Jennifer Whelan and Claire Devlin said they read the "big book" in a book club over nine months.

"It changes the whole experience of living in Dublin because now I walk around and I think, oh, 'Bloom did that there' and 'that's where he ate'," said Devlin.

"It feels so real and if you dress up and get really involved in the festivities, it feels even more real - and also people are really nice to you if you're wearing the hat."

Whelan explained how they embellished the hats themselves, using chicken wire to attach large white and red roses.

What is Bloomsday?

Bloomsday is an annual literary celebration held on 16 June every year to mark the life and work of author James Joyce.
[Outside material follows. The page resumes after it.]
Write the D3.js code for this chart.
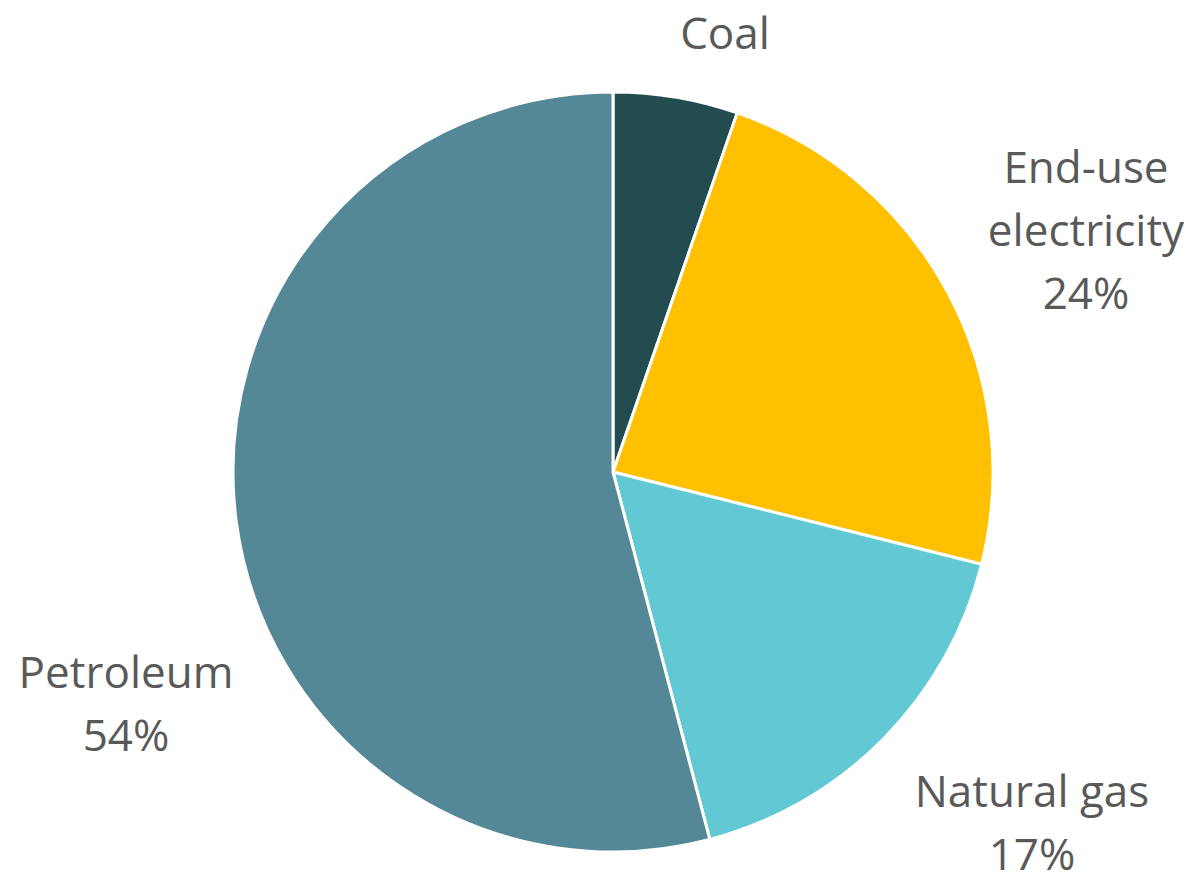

The day is named after Leopold Bloom, one of the protagonists in Joyce's 1922 novel Ulysses.

The exact date of Bloomsday's origins is unclear.

Festival organisers note a letter sent by Joyce to a friend in 1924, two years after the book was first published, in which he wrote "there is a group of people who observe what they call Bloom's day".

The novel takes place entirely on a single day - 16 June 1904.

Andrew Basquille, a volunteer with the Joyce Tower and Museum in Sandycove, said Joyce had a personal reason for choosing this particular date.

"The reason that Joyce set it on that date is because that is the date that he had his first date with Nora Barnacle, who eventually became his wife.

"So all over the city, people have readings, songs associated with the book, reenactments of various episodes."

Basquille is at Glasnevin Cemetery for a reenactment of the funeral for the fictional Paddy Dignam, which is attended by Joyce's protagonist Leopold Bloom in Ulysses.

A man wearing a black three piece suit and tie and a black tophat, with a grey long beard, is photographed at Glasnevin Cemetery
Blaise Reid took part in the reenactment of a scene from Ulysses

The cemetery has more than one million people buried in it, including Irish revolutionary leaders Michael Collins, Arthur Griffith and Countess Constance Markievicz, who played key roles in constructing the Irish State.

Blaise Reid, who took part in the re-enactment, said he has been reading the book for several decades.

"I was given Ulysses for my 21st birthday and I am now 54 and still working through it," he said.

"It's an incredible read and it's very complicated in a lot of ways."